A single episode of Buffy can have up to 20,000 instances of detected faces, but most of these instances arise from multiple frames of a single character in any given shot. The software tracks key “landmarks” on actor’s faces–nostrils, pupils, and eyes, for instance–and if one of them overlaps with the next frame, the two faces are considered part of a single track. If these landmarks are unclear, though, the software uses a description of clothing to unite two “broken” face tracks. Finally, the software also watches actors’ lips to identify who’s speaking or if the speaker is off screen. Ultimately, the system produces a detailed, play-by-play annotation of the video.
“The general idea is that you want to get more information without having people capture it,” says Alex Berg at the Computer Vision Group at University of California, Berkeley. “If you want to find a particular scene with a character, you have to first find the scenes that contain that character.” He says that Everingham’s research will pave the way for more complex searches of television programming.

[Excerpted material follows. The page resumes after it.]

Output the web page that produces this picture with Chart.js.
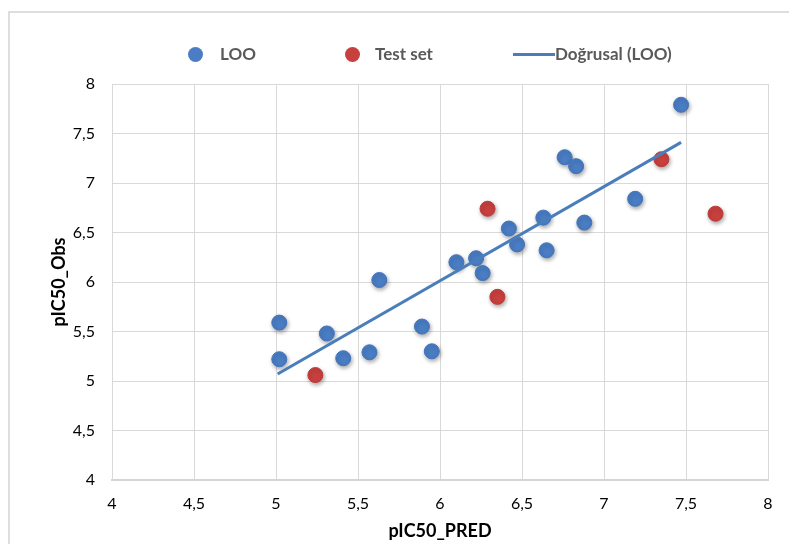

Computer scientist Josef Sivic at Oxford’s Visual Geometry Group, who contributed to the Buffy project, says that in the future it will be possible to search for high-level concepts like “Buffy and Spike walking toward the camera hand-in-hand” or all outdoor scenes that contain Buffy.
Timothy Tuttle, vice president of AOL Video, says, “It seems like over the next five to ten years, more and more people will choose what to watch on their own schedule and they will view content on demand.” He also notes that the barrier to adapting technologies like Everingham’s may no longer be technical, but legal.
These legal barriers have been coming down with print media because companies have reaped the financial benefits of searchable content–Google’s Book Scan and Amazon’s search programs have been shown to boost book sales over the last two years.
But it’s unclear whether a searchable video can increase DVD sales in the same way. Currently, Google offers teasers of premium video content, says staff scientist Michele Covell. For certain genres, like sports videos, it’s becoming easier to select a teaser clip that will encourage people to buy the video, she says.
Shumeet Baluja, a staff research scientist at Google, agrees that annotating video over the Web will be a challenge, but over time they’ll be able to add more and more metadata to popular video clips offline, which will improve the speed and accuracy of searches.